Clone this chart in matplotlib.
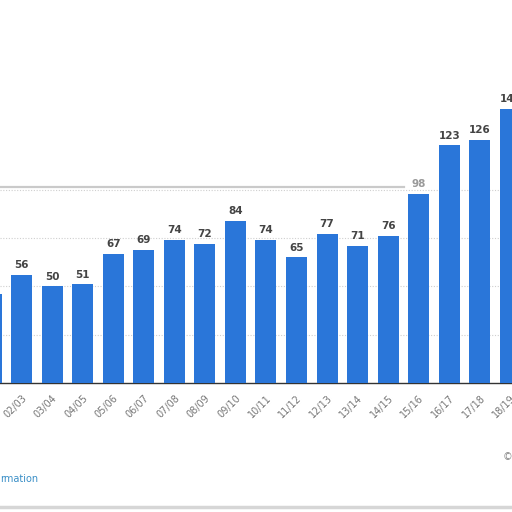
import matplotlib
matplotlib.use("Agg")
import matplotlib.pyplot as plt
from matplotlib.lines import Line2D

categories = ["01/02", "02/03", "03/04", "04/05", "05/06", "06/07", "07/08", "08/09",
              "09/10", "10/11", "11/12", "12/13", "13/14", "14/15", "15/16", "16/17",
              "17/18", "18/19"]
values = [46, 56, 50, 51, 67, 69, 74, 72, 84, 74, 65, 77, 71, 76, 98, 123, 126, 142]
grid_values = [25, 50, 75, 100]

W = 512
fig = plt.figure(figsize=(5.12, 5.12), dpi=100)
fig.patch.set_facecolor("white")

# pixel mapping: bar center i at x0 + step*i
step = 30.55
x0 = -9.0
left_idx = (0 - x0) / step
right_idx = (W - x0) / step
base_px = 383
unit = 1.932
ytop = 160
top_px = base_px - ytop * unit
ax = fig.add_axes([0, 1 - base_px / W, 1, (base_px - top_px) / W])
ax.set_facecolor("white")

xs = list(range(len(categories)))
ax.bar(xs, values, width=21 / step, color="#2a76d9", zorder=3)
for g in grid_values:
    ax.axhline(g, color="#cfcfcf", lw=0.8, ls=(0, (1, 1.5)), zorder=1)

for x, v in zip(xs, values):
    col = "#9a9a9a" if v == 98 else "#444444"
    ax.text(x, v + 2.5, str(v), ha="center", va="bottom", fontsize=7.5,
            fontweight="bold", color=col, zorder=4, clip_on=True)

for s in ["top", "right", "left"]:
    ax.spines[s].set_visible(False)
ax.spines["bottom"].set_color("#333333")
ax.spines["bottom"].set_linewidth(1)
ax.set_yticks([])
ax.set_xticks(xs)
ax.set_xticklabels(categories, rotation=45, ha="right", rotation_mode="anchor",
                   fontsize=7, color="#777777")
ax.tick_params(axis="x", length=0, pad=7)
ax.set_xlim(left_idx, right_idx)
ax.set_ylim(0, ytop)

# blurred overlay edge
fig.add_artist(Line2D([0, 0.79], [1 - 187 / W, 1 - 187 / W], color="#bdbdbd", lw=1.6,
                      alpha=0.8, zorder=5))
fig.add_artist(Line2D([0, 1], [1 - 507 / W, 1 - 507 / W], color="#d6d6d6", lw=2.5,
                      zorder=5))

fig.text(0.0, 1 - 479 / W, "rmation", fontsize=7, color="#3a8fc7", va="center", ha="left")
fig.text(1.0, 1 - 457 / W, "©", fontsize=7, color="#888888", va="center", ha="right")

fig.savefig("out.png", dpi=100, facecolor="white")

************

## Exercise
Please take the lines from the beginning of the data above through the line holding "color=col, zorder=4, clip_on=True)" and transcribe them exactly, without any pictures.

## Task output
Clone this chart in matplotlib.
import matplotlib
matplotlib.use("Agg")
import matplotlib.pyplot as plt
from matplotlib.lines import Line2D

categories = ["01/02", "02/03", "03/04", "04/05", "05/06", "06/07", "07/08", "08/09",
              "09/10", "10/11", "11/12", "12/13", "13/14", "14/15", "15/16", "16/17",
              "17/18", "18/19"]
values = [46, 56, 50, 51, 67, 69, 74, 72, 84, 74, 65, 77, 71, 76, 98, 123, 126, 142]
grid_values = [25, 50, 75, 100]

W = 512
fig = plt.figure(figsize=(5.12, 5.12), dpi=100)
fig.patch.set_facecolor("white")

# pixel mapping: bar center i at x0 + step*i
step = 30.55
x0 = -9.0
left_idx = (0 - x0) / step
right_idx = (W - x0) / step
base_px = 383
unit = 1.932
ytop = 160
top_px = base_px - ytop * unit
ax = fig.add_axes([0, 1 - base_px / W, 1, (base_px - top_px) / W])
ax.set_facecolor("white")

xs = list(range(len(categories)))
ax.bar(xs, values, width=21 / step, color="#2a76d9", zorder=3)
for g in grid_values:
    ax.axhline(g, color="#cfcfcf", lw=0.8, ls=(0, (1, 1.5)), zorder=1)

for x, v in zip(xs, values):
    col = "#9a9a9a" if v == 98 else "#444444"
    ax.text(x, v + 2.5, str(v), ha="center", va="bottom", fontsize=7.5,
            fontweight="bold", color=col, zorder=4, clip_on=True)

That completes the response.